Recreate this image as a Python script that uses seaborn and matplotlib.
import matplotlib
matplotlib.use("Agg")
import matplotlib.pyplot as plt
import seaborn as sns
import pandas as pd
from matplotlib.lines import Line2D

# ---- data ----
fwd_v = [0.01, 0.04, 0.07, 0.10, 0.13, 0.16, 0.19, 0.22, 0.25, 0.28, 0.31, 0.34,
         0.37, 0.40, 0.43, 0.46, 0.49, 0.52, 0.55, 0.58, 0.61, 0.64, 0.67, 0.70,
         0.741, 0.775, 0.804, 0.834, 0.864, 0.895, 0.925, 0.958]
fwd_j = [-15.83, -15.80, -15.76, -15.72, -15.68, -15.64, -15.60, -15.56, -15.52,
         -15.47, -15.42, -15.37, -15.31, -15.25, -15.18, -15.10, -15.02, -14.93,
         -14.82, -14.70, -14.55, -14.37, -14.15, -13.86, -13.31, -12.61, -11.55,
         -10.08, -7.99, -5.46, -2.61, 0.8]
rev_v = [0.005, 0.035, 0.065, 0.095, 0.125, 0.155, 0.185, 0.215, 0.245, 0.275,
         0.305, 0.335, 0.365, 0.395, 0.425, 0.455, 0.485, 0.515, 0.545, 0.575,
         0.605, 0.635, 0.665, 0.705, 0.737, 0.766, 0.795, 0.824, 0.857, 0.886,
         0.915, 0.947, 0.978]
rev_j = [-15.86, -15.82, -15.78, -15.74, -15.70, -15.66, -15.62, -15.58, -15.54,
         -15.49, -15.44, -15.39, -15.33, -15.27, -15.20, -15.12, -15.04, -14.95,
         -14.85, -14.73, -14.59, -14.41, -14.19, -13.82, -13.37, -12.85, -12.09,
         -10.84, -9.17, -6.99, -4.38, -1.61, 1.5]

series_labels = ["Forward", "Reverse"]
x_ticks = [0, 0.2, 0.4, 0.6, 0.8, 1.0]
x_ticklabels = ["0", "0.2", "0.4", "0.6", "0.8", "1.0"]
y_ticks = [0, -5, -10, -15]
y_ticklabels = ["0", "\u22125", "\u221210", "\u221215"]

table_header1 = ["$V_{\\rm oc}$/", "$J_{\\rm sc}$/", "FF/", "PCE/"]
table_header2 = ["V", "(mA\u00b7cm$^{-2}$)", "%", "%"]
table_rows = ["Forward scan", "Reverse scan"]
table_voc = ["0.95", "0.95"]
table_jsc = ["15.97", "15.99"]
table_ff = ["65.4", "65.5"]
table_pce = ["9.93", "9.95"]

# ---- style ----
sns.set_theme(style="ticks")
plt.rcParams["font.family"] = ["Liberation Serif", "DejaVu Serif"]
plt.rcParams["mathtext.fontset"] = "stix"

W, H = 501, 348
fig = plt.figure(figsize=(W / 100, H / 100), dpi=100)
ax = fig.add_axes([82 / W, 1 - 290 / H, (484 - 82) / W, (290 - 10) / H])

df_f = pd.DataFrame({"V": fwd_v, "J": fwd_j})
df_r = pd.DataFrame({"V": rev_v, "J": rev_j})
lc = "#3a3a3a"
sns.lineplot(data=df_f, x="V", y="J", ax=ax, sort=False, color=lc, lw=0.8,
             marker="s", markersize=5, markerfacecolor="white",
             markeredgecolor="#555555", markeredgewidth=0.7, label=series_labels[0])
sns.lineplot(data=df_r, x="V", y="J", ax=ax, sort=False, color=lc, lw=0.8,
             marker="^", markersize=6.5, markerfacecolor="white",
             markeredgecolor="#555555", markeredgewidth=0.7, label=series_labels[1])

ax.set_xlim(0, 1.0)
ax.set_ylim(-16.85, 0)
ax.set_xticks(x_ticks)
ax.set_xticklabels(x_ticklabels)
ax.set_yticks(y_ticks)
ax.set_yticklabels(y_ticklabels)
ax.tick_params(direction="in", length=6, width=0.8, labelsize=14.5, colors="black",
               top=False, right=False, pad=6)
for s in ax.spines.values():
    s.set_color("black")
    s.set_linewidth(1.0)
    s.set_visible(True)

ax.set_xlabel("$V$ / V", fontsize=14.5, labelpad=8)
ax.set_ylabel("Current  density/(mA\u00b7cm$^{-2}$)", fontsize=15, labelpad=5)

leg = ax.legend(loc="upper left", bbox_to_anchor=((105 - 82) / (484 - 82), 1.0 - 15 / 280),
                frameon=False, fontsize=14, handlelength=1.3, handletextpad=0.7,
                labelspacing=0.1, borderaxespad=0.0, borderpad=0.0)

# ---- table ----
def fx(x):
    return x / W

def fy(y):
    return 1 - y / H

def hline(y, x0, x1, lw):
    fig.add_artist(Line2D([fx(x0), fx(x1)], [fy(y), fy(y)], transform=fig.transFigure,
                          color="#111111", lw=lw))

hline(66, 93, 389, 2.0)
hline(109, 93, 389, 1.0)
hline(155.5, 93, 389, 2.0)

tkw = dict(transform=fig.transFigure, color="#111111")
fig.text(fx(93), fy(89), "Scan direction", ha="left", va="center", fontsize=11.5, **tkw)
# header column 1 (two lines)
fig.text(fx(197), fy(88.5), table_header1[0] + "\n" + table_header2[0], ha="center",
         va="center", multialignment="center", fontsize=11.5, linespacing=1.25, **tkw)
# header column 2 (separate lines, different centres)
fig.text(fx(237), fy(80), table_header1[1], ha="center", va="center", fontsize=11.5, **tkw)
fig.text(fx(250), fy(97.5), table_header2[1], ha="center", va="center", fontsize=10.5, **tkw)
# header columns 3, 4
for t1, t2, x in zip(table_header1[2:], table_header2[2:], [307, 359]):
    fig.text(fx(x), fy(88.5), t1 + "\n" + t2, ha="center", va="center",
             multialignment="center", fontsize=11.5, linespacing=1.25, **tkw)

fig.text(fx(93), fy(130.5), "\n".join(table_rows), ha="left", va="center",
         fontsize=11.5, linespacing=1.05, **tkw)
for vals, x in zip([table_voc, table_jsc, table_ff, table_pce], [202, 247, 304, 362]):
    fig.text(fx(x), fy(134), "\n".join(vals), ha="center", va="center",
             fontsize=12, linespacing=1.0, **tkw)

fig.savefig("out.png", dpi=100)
----
Written exercise »
Give the complete listing a second time, exactly as it reads.

Exercise output »
Recreate this image as a Python script that uses seaborn and matplotlib.
import matplotlib
matplotlib.use("Agg")
import matplotlib.pyplot as plt
import seaborn as sns
import pandas as pd
from matplotlib.lines import Line2D

# ---- data ----
fwd_v = [0.01, 0.04, 0.07, 0.10, 0.13, 0.16, 0.19, 0.22, 0.25, 0.28, 0.31, 0.34,
         0.37, 0.40, 0.43, 0.46, 0.49, 0.52, 0.55, 0.58, 0.61, 0.64, 0.67, 0.70,
         0.741, 0.775, 0.804, 0.834, 0.864, 0.895, 0.925, 0.958]
fwd_j = [-15.83, -15.80, -15.76, -15.72, -15.68, -15.64, -15.60, -15.56, -15.52,
         -15.47, -15.42, -15.37, -15.31, -15.25, -15.18, -15.10, -15.02, -14.93,
         -14.82, -14.70, -14.55, -14.37, -14.15, -13.86, -13.31, -12.61, -11.55,
         -10.08, -7.99, -5.46, -2.61, 0.8]
rev_v = [0.005, 0.035, 0.065, 0.095, 0.125, 0.155, 0.185, 0.215, 0.245, 0.275,
         0.305, 0.335, 0.365, 0.395, 0.425, 0.455, 0.485, 0.515, 0.545, 0.575,
         0.605, 0.635, 0.665, 0.705, 0.737, 0.766, 0.795, 0.824, 0.857, 0.886,
         0.915, 0.947, 0.978]
rev_j = [-15.86, -15.82, -15.78, -15.74, -15.70, -15.66, -15.62, -15.58, -15.54,
         -15.49, -15.44, -15.39, -15.33, -15.27, -15.20, -15.12, -15.04, -14.95,
         -14.85, -14.73, -14.59, -14.41, -14.19, -13.82, -13.37, -12.85, -12.09,
         -10.84, -9.17, -6.99, -4.38, -1.61, 1.5]

series_labels = ["Forward", "Reverse"]
x_ticks = [0, 0.2, 0.4, 0.6, 0.8, 1.0]
x_ticklabels = ["0", "0.2", "0.4", "0.6", "0.8", "1.0"]
y_ticks = [0, -5, -10, -15]
y_ticklabels = ["0", "\u22125", "\u221210", "\u221215"]

table_header1 = ["$V_{\\rm oc}$/", "$J_{\\rm sc}$/", "FF/", "PCE/"]
table_header2 = ["V", "(mA\u00b7cm$^{-2}$)", "%", "%"]
table_rows = ["Forward scan", "Reverse scan"]
table_voc = ["0.95", "0.95"]
table_jsc = ["15.97", "15.99"]
table_ff = ["65.4", "65.5"]
table_pce = ["9.93", "9.95"]

# ---- style ----
sns.set_theme(style="ticks")
plt.rcParams["font.family"] = ["Liberation Serif", "DejaVu Serif"]
plt.rcParams["mathtext.fontset"] = "stix"

W, H = 501, 348
fig = plt.figure(figsize=(W / 100, H / 100), dpi=100)
ax = fig.add_axes([82 / W, 1 - 290 / H, (484 - 82) / W, (290 - 10) / H])

df_f = pd.DataFrame({"V": fwd_v, "J": fwd_j})
df_r = pd.DataFrame({"V": rev_v, "J": rev_j})
lc = "#3a3a3a"
sns.lineplot(data=df_f, x="V", y="J", ax=ax, sort=False, color=lc, lw=0.8,
             marker="s", markersize=5, markerfacecolor="white",
             markeredgecolor="#555555", markeredgewidth=0.7, label=series_labels[0])
sns.lineplot(data=df_r, x="V", y="J", ax=ax, sort=False, color=lc, lw=0.8,
             marker="^", markersize=6.5, markerfacecolor="white",
             markeredgecolor="#555555", markeredgewidth=0.7, label=series_labels[1])

ax.set_xlim(0, 1.0)
ax.set_ylim(-16.85, 0)
ax.set_xticks(x_ticks)
ax.set_xticklabels(x_ticklabels)
ax.set_yticks(y_ticks)
ax.set_yticklabels(y_ticklabels)
ax.tick_params(direction="in", length=6, width=0.8, labelsize=14.5, colors="black",
               top=False, right=False, pad=6)
for s in ax.spines.values():
    s.set_color("black")
    s.set_linewidth(1.0)
    s.set_visible(True)

ax.set_xlabel("$V$ / V", fontsize=14.5, labelpad=8)
ax.set_ylabel("Current  density/(mA\u00b7cm$^{-2}$)", fontsize=15, labelpad=5)

leg = ax.legend(loc="upper left", bbox_to_anchor=((105 - 82) / (484 - 82), 1.0 - 15 / 280),
                frameon=False, fontsize=14, handlelength=1.3, handletextpad=0.7,
                labelspacing=0.1, borderaxespad=0.0, borderpad=0.0)

# ---- table ----
def fx(x):
    return x / W

def fy(y):
    return 1 - y / H

def hline(y, x0, x1, lw):
    fig.add_artist(Line2D([fx(x0), fx(x1)], [fy(y), fy(y)], transform=fig.transFigure,
                          color="#111111", lw=lw))

hline(66, 93, 389, 2.0)
hline(109, 93, 389, 1.0)
hline(155.5, 93, 389, 2.0)

tkw = dict(transform=fig.transFigure, color="#111111")
fig.text(fx(93), fy(89), "Scan direction", ha="left", va="center", fontsize=11.5, **tkw)
# header column 1 (two lines)
fig.text(fx(197), fy(88.5), table_header1[0] + "\n" + table_header2[0], ha="center",
         va="center", multialignment="center", fontsize=11.5, linespacing=1.25, **tkw)
# header column 2 (separate lines, different centres)
fig.text(fx(237), fy(80), table_header1[1], ha="center", va="center", fontsize=11.5, **tkw)
fig.text(fx(250), fy(97.5), table_header2[1], ha="center", va="center", fontsize=10.5, **tkw)
# header columns 3, 4
for t1, t2, x in zip(table_header1[2:], table_header2[2:], [307, 359]):
    fig.text(fx(x), fy(88.5), t1 + "\n" + t2, ha="center", va="center",
             multialignment="center", fontsize=11.5, linespacing=1.25, **tkw)

fig.text(fx(93), fy(130.5), "\n".join(table_rows), ha="left", va="center",
         fontsize=11.5, linespacing=1.05, **tkw)
for vals, x in zip([table_voc, table_jsc, table_ff, table_pce], [202, 247, 304, 362]):
    fig.text(fx(x), fy(134), "\n".join(vals), ha="center", va="center",
             fontsize=12, linespacing=1.0, **tkw)

fig.savefig("out.png", dpi=100)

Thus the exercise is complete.